LGBTQ organizations participate in a February 2020 rally for racial and social justice in Raleigh. – Photo: Equality NC, via Facebook.

Support for such ordinances is also believed to be more widespread than thought at first blush. According to a 2019 poll from Public Policy Polling, 67% of North Carolinians said they supported legislation to protect the rights of LGBTQ people. While many North Carolinians may mistakenly believe that LGBTQ people are already protected from discrimination at the state or federal level, advocates have had to spend time educating people that those protections are largely nonexistent, speaking to a need for pro-LGBTQ legislation at all levels of government. According to a recent study by the Center for American Progress, 1 in 3 LGBTQ people, including 3 in 5 transgender people, report having experienced discrimination in the past year, further underscoring the importance of the NC is Ready campaign.

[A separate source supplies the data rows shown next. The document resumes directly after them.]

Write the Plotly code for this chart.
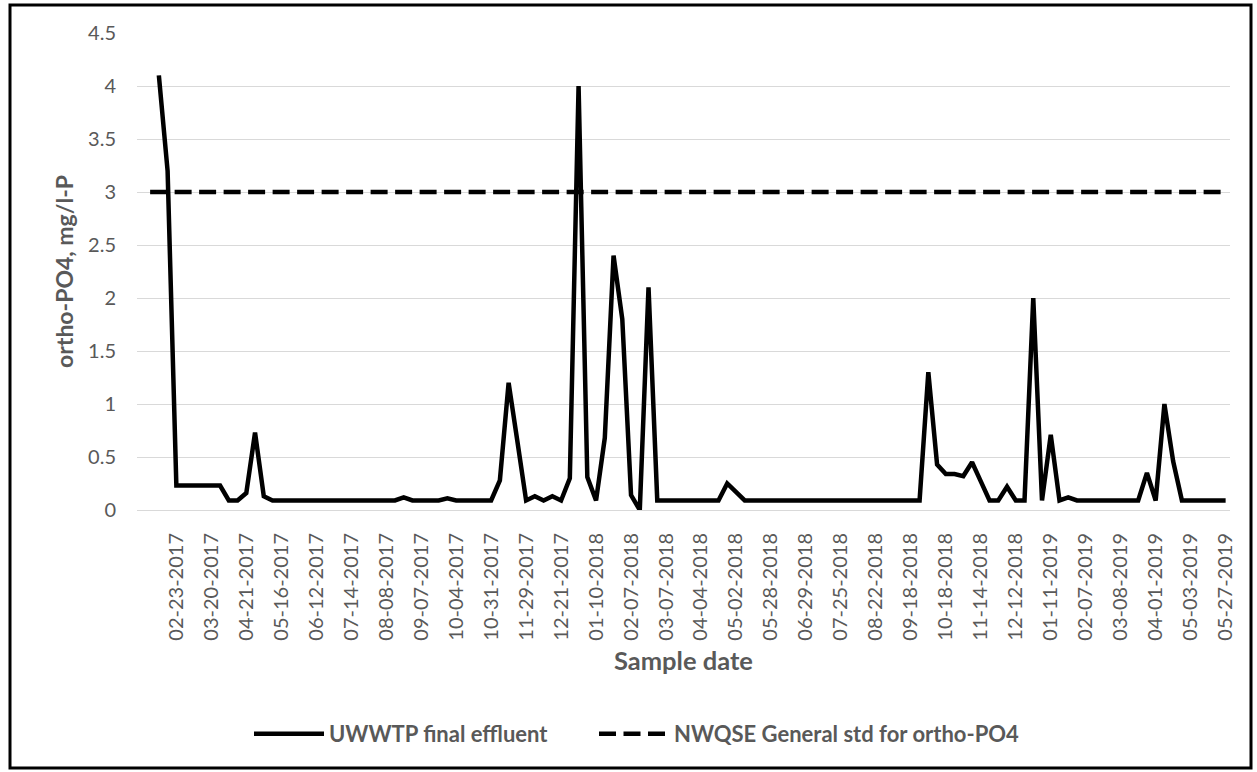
import plotly.graph_objects as go

# Sample dates shown on the category axis (every 4th sample is labelled)
date_labels = [
    "02-23-2017", "03-20-2017", "04-21-2017", "05-16-2017", "06-12-2017",
    "07-14-2017", "08-08-2017", "09-07-2017", "10-04-2017", "10-31-2017",
    "11-29-2017", "12-21-2017", "01-10-2018", "02-07-2018", "03-07-2018",
    "04-04-2018", "05-02-2018", "05-28-2018", "06-29-2018", "07-25-2018",
    "08-22-2018", "09-18-2018", "10-18-2018", "11-14-2018", "12-12-2018",
    "01-11-2019", "02-07-2019", "03-08-2019", "04-01-2019", "05-03-2019",
    "05-27-2019",
]

# ortho-PO4 in the final effluent, mg/l-P, one value per sample slot
effluent = [
    None, None, 4.10, 3.20, 0.23, 0.23, 0.23, 0.23, 0.23, 0.23,
    0.09, 0.09, 0.16, 0.73, 0.13, 0.09, 0.09, 0.09, 0.09, 0.09,
    0.09, 0.09, 0.09, 0.09, 0.09, 0.09, 0.09, 0.09, 0.09, 0.09,
    0.12, 0.09, 0.09, 0.09, 0.09, 0.11, 0.09, 0.09, 0.09, 0.09,
    0.09, 0.28, 1.20, 0.65, 0.09, 0.13, 0.09, 0.13, 0.09, 0.30,
    4.00, 0.31, 0.09, 0.68, 2.40, 1.80, 0.14, 0.00, 2.10, 0.09,
    0.09, 0.10, 0.09, 0.09, 0.09, 0.09, 0.09, 0.25, 0.17, 0.09,
    0.09, 0.09, 0.09, 0.09, 0.09, 0.09, 0.09, 0.09, 0.09, 0.09,
    0.09, 0.09, 0.09, 0.09, 0.09, 0.09, 0.09, 0.09, 0.09, 0.09,
    1.30, 0.43, 0.34, 0.34, 0.32, 0.45, 0.27, 0.09, 0.09, 0.22,
    0.09, 0.09, 2.00, 0.09, 0.71, 0.09, 0.12, 0.09, 0.09, 0.09,
    0.09, 0.09, 0.09, 0.09, 0.09, 0.35, 0.09, 1.00, 0.46, 0.09,
    0.09, 0.09, 0.09, 0.09, 0.09,
]

# NWQSE general standard for ortho-PO4, mg/l-P
standard = [None] + [3.0] * (len(effluent) - 1)

sample_no = list(range(1, len(effluent) + 1))
label_step = 4
first_labelled = 5
tick_positions = list(range(first_labelled, len(effluent) + 1, label_step))

TEXT = "#595959"
GRID = "#d9d9d9"
FONT = "Lato, 'Open Sans', sans-serif"

W, H = 1257, 772
L, R, T, B = 137, 27, 33, 262

fig = go.Figure()
fig.add_trace(go.Scatter(
    x=sample_no, y=effluent, mode="lines", name="UWWTP final effluent",
    line=dict(color="black", width=4.5), connectgaps=False,
    legend="legend",
))
fig.add_trace(go.Scatter(
    x=sample_no, y=standard, mode="lines",
    name="NWQSE General std for ortho-PO4",
    line=dict(color="black", width=4.5, dash="17px,7.5px"),
    legend="legend2",
))

# outer chart frame, given in page pixels and converted to paper units
pw, ph = W - L - R, H - T - B
def px_x(x):
    return (x - L) / pw
def px_y(y):
    return (H - B - y) / ph

fig.add_shape(type="rect", xref="paper", yref="paper",
              x0=px_x(10), x1=px_x(1251), y0=px_y(768), y1=px_y(5),
              line=dict(color="black", width=3), layer="above")

legend_style = dict(
    orientation="h", xanchor="left", y=px_y(734), yanchor="middle",
    font=dict(family=FONT, size=22, color=TEXT, weight="bold"),
    itemwidth=70, bgcolor="rgba(0,0,0,0)",
)

fig.update_layout(
    width=W, height=H,
    margin=dict(l=L, r=R, t=T, b=B),
    paper_bgcolor="white", plot_bgcolor="white",
    font=dict(family=FONT, color=TEXT, size=20),
    showlegend=True,
    legend=dict(x=px_x(249), **legend_style),
    legend2=dict(x=px_x(594), **legend_style),
    xaxis=dict(
        range=[0.5, len(effluent) + 0.5],
        tickmode="array", tickvals=tick_positions, ticktext=date_labels,
        tickangle=-90, ticks="", showgrid=False, zeroline=False,
        showline=True, linecolor=GRID, linewidth=1,
        tickfont=dict(family=FONT, size=20, color=TEXT),
        ticklabelstandoff=14,
        title=dict(text="Sample date", standoff=12,
                   font=dict(family=FONT, size=25.5, color=TEXT, weight="bold")),
    ),
    yaxis=dict(
        range=[0, 4.5], dtick=0.5, tick0=0,
        showgrid=True, gridcolor=GRID, gridwidth=1,
        zeroline=False, showline=False, ticks="",
        tickfont=dict(family=FONT, size=20, color=TEXT),
        ticklabelstandoff=20,
        title=dict(text="ortho-PO4, mg/l-P", standoff=8,
                   font=dict(family=FONT, size=23, color=TEXT, weight="bold")),
    ),
)

fig.write_html("out.html")
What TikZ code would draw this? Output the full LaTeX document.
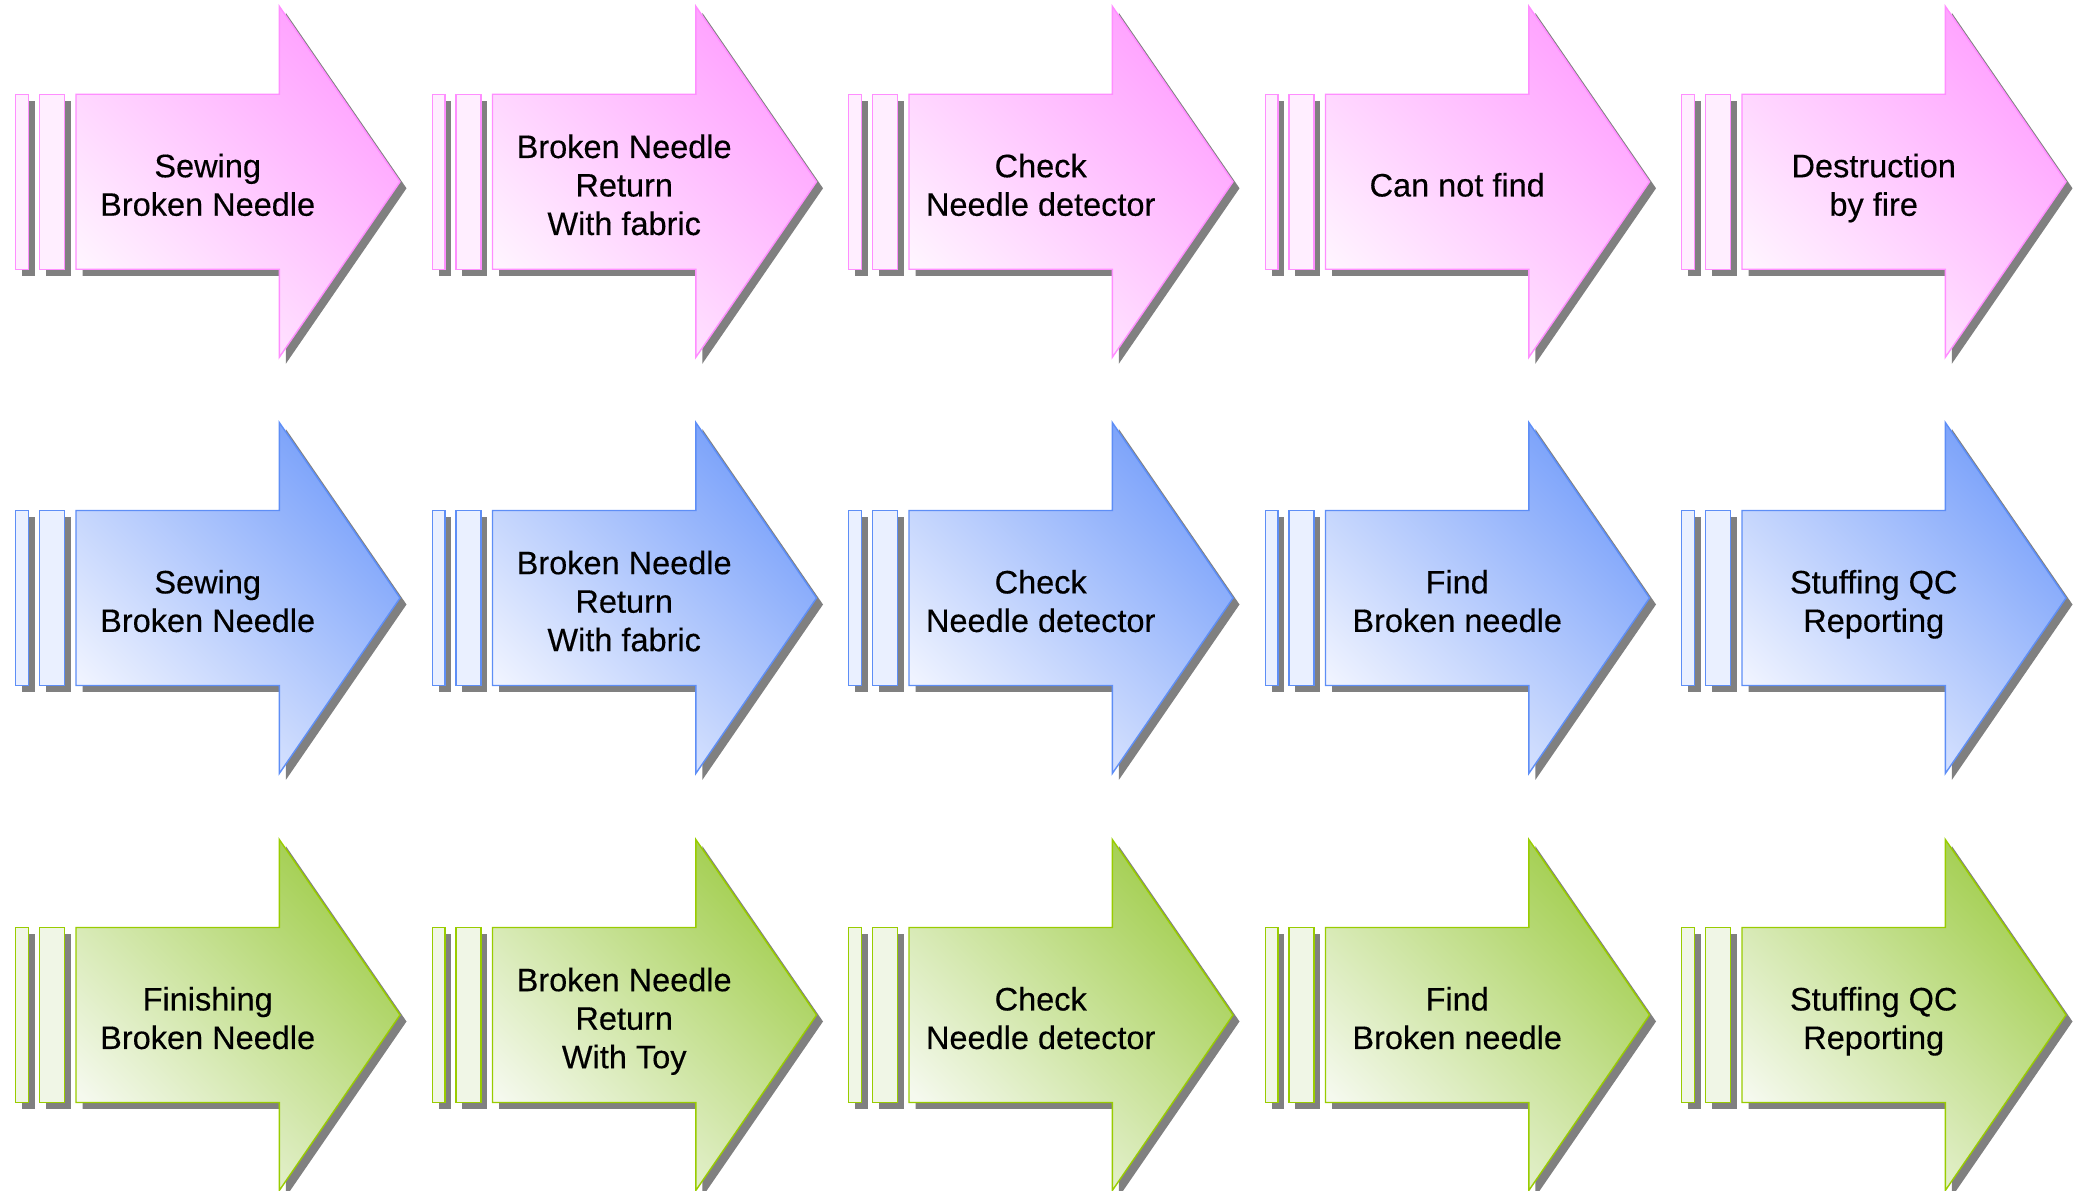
\documentclass[tikz,border=0pt]{standalone}
\usepackage{fontspec}
\setmainfont{Liberation Sans}
\newfontfamily\lblfont{Liberation Sans}[FakeBold=0.35]
\definecolor{pinkD}{HTML}{FFA0FF}
\definecolor{pinkL}{HTML}{FFF4FF}
\definecolor{pinkB}{HTML}{FFEEFF}
\definecolor{pinkE}{HTML}{FF8EFF}
\definecolor{blueD}{HTML}{78A0FA}
\definecolor{blueL}{HTML}{EFF3FF}
\definecolor{blueB}{HTML}{EAF0FF}
\definecolor{blueE}{HTML}{5E8EF6}
\definecolor{greenD}{HTML}{A2CE4E}
\definecolor{greenL}{HTML}{F5F9EE}
\definecolor{greenB}{HTML}{F0F6E6}
\definecolor{greenE}{HTML}{99CC00}
\definecolor{shadowgray}{HTML}{808080}
\tikzset{
  shd/.style={fill=shadowgray},
  lbl/.style={align=center, font=\lblfont\fontsize{32.5}{38.5}\selectfont, text=black, inner sep=0pt},
  pinkarrow/.style={draw=pinkE, line width=1.4pt, top color=pinkD, bottom color=pinkL, shading angle=-45},
  pinkbar/.style={draw=pinkE, line width=1.4pt, fill=pinkB},
  bluearrow/.style={draw=blueE, line width=1.4pt, top color=blueD, bottom color=blueL, shading angle=-45},
  bluebar/.style={draw=blueE, line width=1.4pt, fill=blueB},
  greenarrow/.style={draw=greenE, line width=1.4pt, top color=greenD, bottom color=greenL, shading angle=-45},
  greenbar/.style={draw=greenE, line width=1.4pt, fill=greenB},
}
% #1 node name, #2 left x, #3 centre y, #4 palette, #5 text
\newcommand\flowarrow[5]{%
  \begin{scope}[shift={(#2,#3)}]
    \fill[shd] (6.5,-94) rectangle (19.1,81);
    \fill[shd] (30.1,-94) rectangle (55.1,81);
    \fill[shd] (66.8,-94) -- (66.8,81) -- (270.1,81) -- (270.1,169) -- (390.8,-6.5)
      -- (270.1,-182) -- (270.1,-94) -- cycle;
    \path[#4bar] (0,-87.5) rectangle (12.6,87.5);
    \path[#4bar] (23.6,-87.5) rectangle (48.6,87.5);
    \path[#4arrow] (60.3,-87.5) -- (60.3,87.5) -- (263.6,87.5) -- (263.6,175.5)
      -- (384.3,0) -- (263.6,-175.5) -- (263.6,-87.5) -- cycle;
    \node[lbl] (#1) at (192,-7) {\strut#5\strut};
  \end{scope}}
\begin{document}
\begin{tikzpicture}[x=1pt,y=1pt]
  \useasboundingbox (0,0) rectangle (2078,1191);
  % row 1
  \flowarrow{a1}{15.7}{1009.2}{pink}{Sewing\\Broken Needle}
  \flowarrow{a2}{432.2}{1009.2}{pink}{Broken Needle\\Return\\With fabric}
  \flowarrow{a3}{848.7}{1009.2}{pink}{Check\\Needle detector}
  \flowarrow{a4}{1265.2}{1009.2}{pink}{Can not find}
  \flowarrow{a5}{1681.7}{1009.2}{pink}{Destruction\\by fire}
  % row 2
  \flowarrow{b1}{15.7}{593}{blue}{Sewing\\Broken Needle}
  \flowarrow{b2}{432.2}{593}{blue}{Broken Needle\\Return\\With fabric}
  \flowarrow{b3}{848.7}{593}{blue}{Check\\Needle detector}
  \flowarrow{b4}{1265.2}{593}{blue}{Find\\Broken needle}
  \flowarrow{b5}{1681.7}{593}{blue}{Stuffing QC\\Reporting}
  % row 3
  \flowarrow{c1}{15.7}{176}{green}{Finishing\\Broken Needle}
  \flowarrow{c2}{432.2}{176}{green}{Broken Needle\\Return\\With Toy}
  \flowarrow{c3}{848.7}{176}{green}{Check\\Needle detector}
  \flowarrow{c4}{1265.2}{176}{green}{Find\\Broken needle}
  \flowarrow{c5}{1681.7}{176}{green}{Stuffing QC\\Reporting}
\end{tikzpicture}
\end{document}
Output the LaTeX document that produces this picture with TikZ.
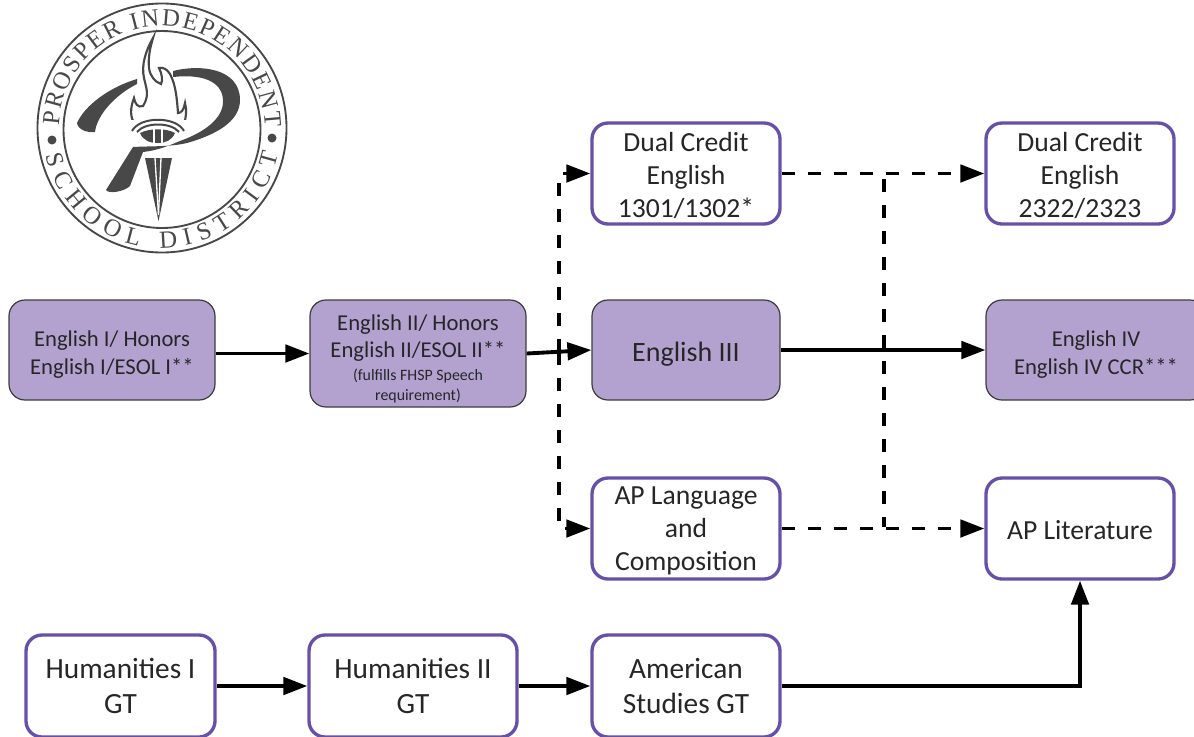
\documentclass[tikz,border=0pt]{standalone}
\usepackage{fontspec}
\setmainfont{Carlito}
\newfontfamily\sealfont{Liberation Serif}
\usetikzlibrary{arrows.meta,decorations.text}
\definecolor{boxpurple}{HTML}{B3A2D0}
\definecolor{linepurple}{HTML}{6850A8}
\definecolor{boxedge}{HTML}{3C3C3C}
\definecolor{sealgray}{HTML}{484848}
\newcommand{\pushdown}[1]{\rule{0pt}{#1}}
\tikzset{
  course/.style={rounded corners=12pt,align=center,inner sep=0pt,text=black!85},
  filledbox/.style={course,draw=boxedge,line width=0.9pt,fill=boxpurple},
  openbox/.style={course,draw=linepurple,line width=2.5pt,fill=white,
    font=\fontsize{22}{26.6}\selectfont},
  upperbox/.style={openbox,font=\fontsize{20.7}{24.8}\selectfont,
    minimum width=141pt,minimum height=75.75pt},
  plainarrow/.style={line width=2.9pt,-{Triangle[length=18pt,width=13pt]}},
  dashline/.style={line width=2.9pt,dash pattern=on 9.75pt off 9.75pt},
  dasharrow/.style={dashline,-{Triangle[length=18pt,width=13pt]}},
  sealline/.style={draw=sealgray,line width=1.4pt},
  sealfill/.style={fill=sealgray,draw=none},
}
\begin{document}
\begin{tikzpicture}[x=0.75pt, y=-0.75pt]
\useasboundingbox (0,0) rectangle (1194,736);
\clip (0,0) rectangle (1194,736);
\draw[sealline] (162,128) circle (124.5);
\draw[sealline] (162,129.5) circle (98.5);
\fill[sealfill] (52,140) circle (4.5);
\fill[sealfill] (272,138) circle (4.5);
\path[decorate,decoration={text along path,text align=fit to path,
  text={|\sealfont\fontsize{18.5}{18.5}\selectfont\color{sealgray}|PROSPER INDEPENDENT}}]
  (162,129) ++(182:103) arc[start angle=182,end angle=359,radius=103];
\path[decorate,decoration={text along path,text align=fit to path,
  text={|\sealfont\fontsize{18.5}{18.5}\selectfont\color{sealgray}|SCHOOL DISTRICT}}]
  (162,129) ++(167:119) arc[start angle=167,end angle=12,radius=119];
\fill[sealfill] (137,79) .. controls (110,87) and (85,105) .. (77,123)
  .. controls (78,130) and (88,133) .. (95,132)
  .. controls (97,115) and (115,95) .. (137,84) -- cycle;
\fill[sealfill] (173,71) .. controls (200,64) and (240,68) .. (240,100)
  .. controls (240,122) and (215,135) .. (187,143)
  .. controls (170,147) and (150,146) .. (133,147)
  -- (106,190) .. controls (108,194) and (124,192) .. (130,186)
  -- (143,152)
  .. controls (160,150) and (170,145) .. (180,141)
  .. controls (205,132) and (224,118) .. (223,100)
  .. controls (222,80) and (200,74) .. (173,77) -- cycle;
\draw[sealline,line width=1.6pt,fill=white] (153,38) .. controls (146,50) and (141,65) .. (144,78)
  .. controls (146,88) and (150,95) .. (143,106)
  .. controls (138,108) and (135,104) .. (134,98)
  .. controls (130,108) and (130,118) .. (135,124)
  -- (184,124) .. controls (186,118) and (187,110) .. (185,103)
  .. controls (184,110) and (181,113) .. (178,113)
  .. controls (177,100) and (176,85) .. (170,74)
  .. controls (167,69) and (163,67) .. (159,68)
  .. controls (162,74) and (163,80) .. (161,84)
  .. controls (155,82) and (150,76) .. (149,68)
  .. controls (148,58) and (150,48) .. (153,38) -- cycle;
\fill[white] (130,120) rectangle (188,134);
\draw[sealline,line width=1.5pt] (132,131) .. controls (140,116) and (176,116) .. (184,131);
\draw[sealline,line width=1.5pt] (137,132) .. controls (145,122) and (171,122) .. (179,132);
\fill[sealfill] (140,133) .. controls (150,128) and (166,128) .. (175,133)
  .. controls (172,140) and (166,143) .. (158,143) .. controls (149,143) and (143,140) .. (140,133) -- cycle;
\fill[white] (152.5,128) rectangle (154.5,144);
\fill[white] (161,128) rectangle (163,144);
\fill[sealfill] (145,158) -- (172,158) -- (158.5,221) -- cycle;
\draw[white,line width=1pt] (155,158) -- (158.5,215);
\draw[white,line width=1pt] (161,158) -- (158.5,215);

\node[filledbox,minimum width=154.5pt,minimum height=75pt,font=\fontsize{17}{21}\selectfont] (engOne) at (112,350) {\pushdown{18.4pt}English I/ Honors\\English I/ESOL I**};
\node[filledbox,minimum width=162pt,minimum height=80.25pt,font=\fontsize{17}{20.3}\selectfont] (engTwo) at (418,353.5) {\pushdown{20pt}English II/ Honors\\English II/ESOL II**\\[-3pt]{\fontsize{11.9}{15}\selectfont (fulfills FHSP Speech}\\[-5pt]{\fontsize{11.9}{15}\selectfont requirement)}};
\node[filledbox,minimum width=141pt,minimum height=75pt,font=\fontsize{21}{24.8}\selectfont] (engThree) at (686,350) {\pushdown{20.1pt}English III};
\node[filledbox,minimum width=165pt,minimum height=75pt,font=\fontsize{17}{21}\selectfont] (engFour) at (1096,350) {\pushdown{18.4pt}English IV\\English IV CCR***};
\node[upperbox] (dualOne) at (686,173.5) {\pushdown{17pt}Dual Credit\\English\\1301/1302*};
\node[upperbox] (dualTwo) at (1080,173.5) {\pushdown{17pt}Dual Credit\\English\\2322/2323};
\node[upperbox] (apLang) at (686,528.5) {\pushdown{17pt}AP Language\\and\\Composition};
\node[upperbox] (apLit) at (1080,528.5) {\pushdown{16.7pt}AP Literature};
\node[openbox,minimum width=141.75pt,minimum height=76.5pt] (humOne) at (120.5,686) {Humanities I\\GT};
\node[openbox,minimum width=156pt,minimum height=76.5pt] (humTwo) at (413,686) {Humanities II\\GT};
\node[openbox,minimum width=141pt,minimum height=76.5pt] (amStudies) at (686,686) {American\\Studies GT};

\coordinate (splitLeft) at (559,352);
\coordinate (turnTop) at (884,179);
\coordinate (turnBottom) at (884,527);

\draw[plainarrow] (engTwo.west -| engOne.east) -- (engTwo.west);
\draw[plainarrow] (engTwo.east) -- (engThree.west);
\draw[plainarrow] (engThree.east) -- (engFour.west);
\draw[plainarrow] (humOne.east) -- (humTwo.west);
\draw[plainarrow] (humTwo.east) -- (amStudies.west);
\draw[plainarrow] (amStudies.east) -| (apLit.south);
\draw[dasharrow] (splitLeft) |- (dualOne.west);
\draw[dasharrow] (splitLeft) |- (apLang.west);
\draw[dasharrow] (dualOne.east) -- (dualTwo.west);
\draw[dasharrow] (apLang.east) -- (apLit.west);
\draw[dashline] (turnTop) -- (turnBottom);
\end{tikzpicture}
\end{document}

Adam Polaski, the communications director for the Campaign for Southern Equality, said the coalition’s goal has been to expand the number of people who are protected from discrimination, bit by bit, in light of the North Carolina General Assembly’s reticence — at least under Republican control — to pass statewide protections.

“At the beginning of the year, zero percent of the state was protected, and now almost 30 percent is protected, bringing North Carolina in line with with the rest of the country, really,” Polaski said. “In the absence of our state lawmakers taking action, these local leaders have really stepped up and are doing the right thing to address discrimination in their own communities.”

Regarding any potential backlash against the new laws, neither Johnson nor Polaski has seen a groundswell of pushback, although any such ordinances are likely to be challenged in the courts by conservative legal organizations like Alliance Defending Freedom or the Becket Fund for Religious Liberty, which have claimed, in other states, that nondiscrimination ordinances unduly infringe on the rights of religious people who do not wish to condone same-sex marriage, homosexuality, or transgender people’s gender identities.

See also: North Carolina lieutenant governor doubles down on comments calling LGBTQ content “filth”

Johnson noted that Republican leaders in the General Assembly have come out publicly to say that they won’t take any actions against localities that pass nondiscrimination ordinances — so long as they don’t violate current law or the restrictions still in place imposed by HB 142 — instead preferring to leave it up to the courts to determine whether individual ordinances can stand. 

“This fight is not over. We’re in the middle of a culture war. But I think backsliding into the debacle that was HB 2 and then HB 142, no one wanted to see that happen,” Johnson said of General Assembly lawmakers’ reticence to intervene in local affairs once more.

I think HB 2 was a real moment for everyone in North Carolina and really around the world to step back and think about transgender people for the first time, and consider their feelings,” Polaski added. “Despite how horrific that law was, I think it also was a galvanizing force for folks to stop and think, ‘Oh, I don’t want to discriminate against people. I don’t want people to be excluded from using the restroom or or being treated with disrespect to my in my own community.’

“I think we’ve had five years basically to reflect on how terrible that law was and how wrong discrimination is. And it’s been encouraging to see that those reflections have led to people feeling like these ordinances are long overdue,” he said. “What we’ve found is that we’ll talk to people on the street and they’ll be shocked that, legally, folks can be turned away from a service like a restaurant or hospitality because of their sexual orientation or gender identity…. So we haven’t seen the backlash that some folks anticipated or expected. And I think that speaks to how far we’ve come as a state. I think it speaks to how far we’ve come as a country. And I also just think it speaks to the power of that reflection from the past five years of experience.”